Progress slower on VM then physical machine

Posted by cbr@organi.be on 09-Dec-2011 05:01

Maybe someone can help me.

We have our progress application  running on a windows 2003 fysical machine (5 year old). Now we migrated  it from scratch to a win208 R2 virtual machine under Citrix xenserver  5.6.

When we do performance tests, by reading x-number of records  out of the database, we experience slower performance on the new VM then  on the old physical machine.

For example: reading 150000 records  on the physical machine takes 3-4 seconds, on the VM the same test takes  9-10 seconds. Anyone experienced this also?

Regards,

Chris Brosens

ICT System Engineer.

All Replies

Posted by Thomas Mercer-Hursh on 10-Dec-2011 14:22

Well, there is a bunch of information missing here.   What is your version of Progress, for starters since a fairly likely cause with any older version of Workgroup is that you have moved from a single CPU machine to a multi-CPU machine.

You should also tell us something about the configuration, particularly the disks.  Any RAID involved?

Note that, all else being equal, I would expect running under a VM to be, at best, close to not running under a VM.  I presume the reason you are surprised is because the VM is running on some hot new box and the physical machine is an old one.

Posted by cbr@organi.be on 12-Dec-2011 05:24

Dear Thomas,

Here some extra info o n our configuration:

*We are running Progress 10.1C with SP4.

*Regarding RAID config, we are using a virtual disk on a HP SAN P2000 in RAID1.

*Server has 4 virtual CPU's .

Regards ,

Chris

Posted by Tim Kuehn on 12-Dec-2011 07:18

cbr@organi.be wrote:

*We are running Progress 10.1C with SP4.

*Server has 4 virtual CPU's .

For the progress version - is that the Workgroup or enterprise version?

Could you clarify what you mean by "virtual CPU"?

Posted by cbr@organi.be on 12-Dec-2011 07:25

Dear Tim,

The server has several physical processors with hyperthreading activated. So in a virtual environment you have more virtual processors available.

The server that runs our database has 4 (virtual) CPU's.

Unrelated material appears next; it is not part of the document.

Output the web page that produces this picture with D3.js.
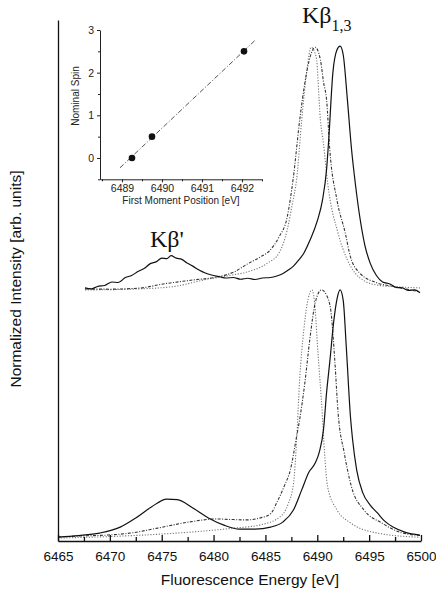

For the version, it is Enterprise edition.

Regards,

Chris

Posted by stefan.lang@havilog.com on 12-Dec-2011 09:45

I fear you have to go to some benchmarking and inquisition rounds with your VM gurus

  • Are any other virtual machines on the same physical host, sharing Memory, bandwith or CPU? Any Bottleneck?

    If yes, then inqure there. Measure on VM AND host VM (if you have HP UX)
  • Are the disks of equal speed (VM and SAN can be nasty here)
    • Make some low level tests of creating and editing a bunch of big files on both systems, does it differ in performance?
    • If necesary use a HD Benchmark tool
  • Make sure that your SAN guys do not give you disks which are shared with other applications
  • Is teh setup of the database identical if you compare distribution of files  (BI. AI, etc.) and areasto disk spindles?

    SAN people sometimees make strange simplifications (assuming SAN is allways fast and scale linear :-) )

Posted by gus on 12-Dec-2011 12:54

So far, we know that you changed to a virtual machine environment and are using a different operating system and you see that database read performance is slower. Without more information it will be difficult to guess the cause. One of many hardware or configuration differences could be responsible. There are many things that could be wrong. Are you using the same computer now or a different one? If different, how are they different? Same database? Same storage? Same network? Same network cards?

John Harlow of Bravepoint did a session on virtualization at one of the conferences. You may find that helpful. You can find his slides here: http://communities.progress.com/pcom/docs/DOC-15823 .

Look for the one called OPS-4 Fun with Virtualization.

Posted by jquerijero on 24-Jan-2012 13:14

How many VMs are running on the machine when you did your testing? Did you do your testing when you only have the VM that has the database?